There were plenty of economic data on Friday, all pointing in different directions.
Early in the day, Japan reported that industrial production rose 0.8 percent in August, maintaining its recovery from the March earthquake and tsunami. However, household spending fell 4.1 percent in August from a year earlier, worse than the 2.1 percent decline in July. Core consumer prices rose 0.2 percent in August while the jobless rate declined to 4.3 percent from 4.7 percent.
While Japan's industrial production rose in August, the manufacturing PMI fell to 49.3 in September from 51.9 in August, indicating that the recovery may have stalled.
HSBC's manufacturing PMI for China also came in below 50 in September but the final reading of 49.9 was the same as in August and higher than the flash estimate of 49.4.
In Europe, German retail sales slumped 2.9 percent in August, the biggest drop since May 2007, but French consumer spending on manufactured goods climbed 0.2 percent in August after declining 0.2 percent in July.
For the euro area as a whole, inflation accelerated to 3.0 percent in September from 2.5 percent in August while the unemployment rate stayed unchanged at 10.0 percent in August.
US data were also mixed. Consumer spending rose 0.2 percent, slowing from a 0.7 percent increase the prior month as income decreased 0.1 percent.
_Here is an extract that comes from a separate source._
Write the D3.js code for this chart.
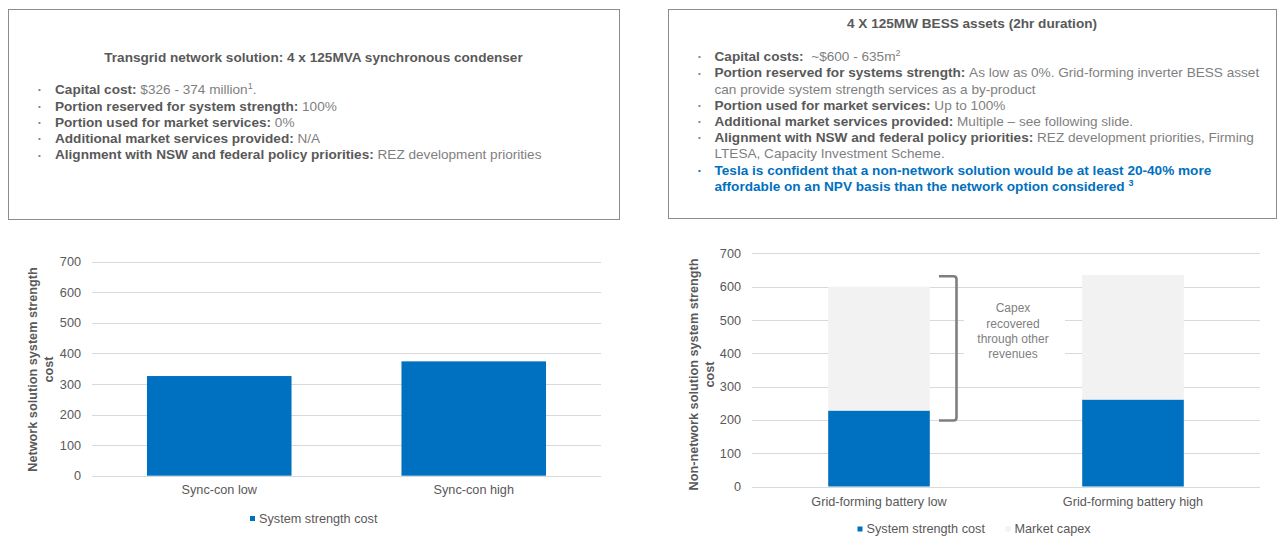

Consumer spending was flat after taking into account a 0.2 percent rise in prices.
However, the Institute for Supply Management-Chicago's business barometer rose to 60.4 this month from 56.5 in August and the Thomson Reuters/University of Michigan index of consumer sentiment climbed to 59.4 from 55.7 in August.
Pockets of positive data notwithstanding, ECRI's Lakshman Achuthan sees a recession for the US economy. From Bloomberg:
“The U.S. economy is tipping into a new recession,” Achuthan, the group’s chief operations officer in New York, said in a radio interview today on “Bloomberg Surveillance” with Tom Keene and Ken Prewitt. “You have wildfire among the leading indicators across the board. Non-financial services plunging, manufacturing plunging, exports plunging. That is such a deadly combination.”
Investors may be thinking the same thing. Stocks fell sharply on Friday, led by a 2.5 percent fall in the S&P 500. The MSCI All-Country World Index fell 2.3 percent.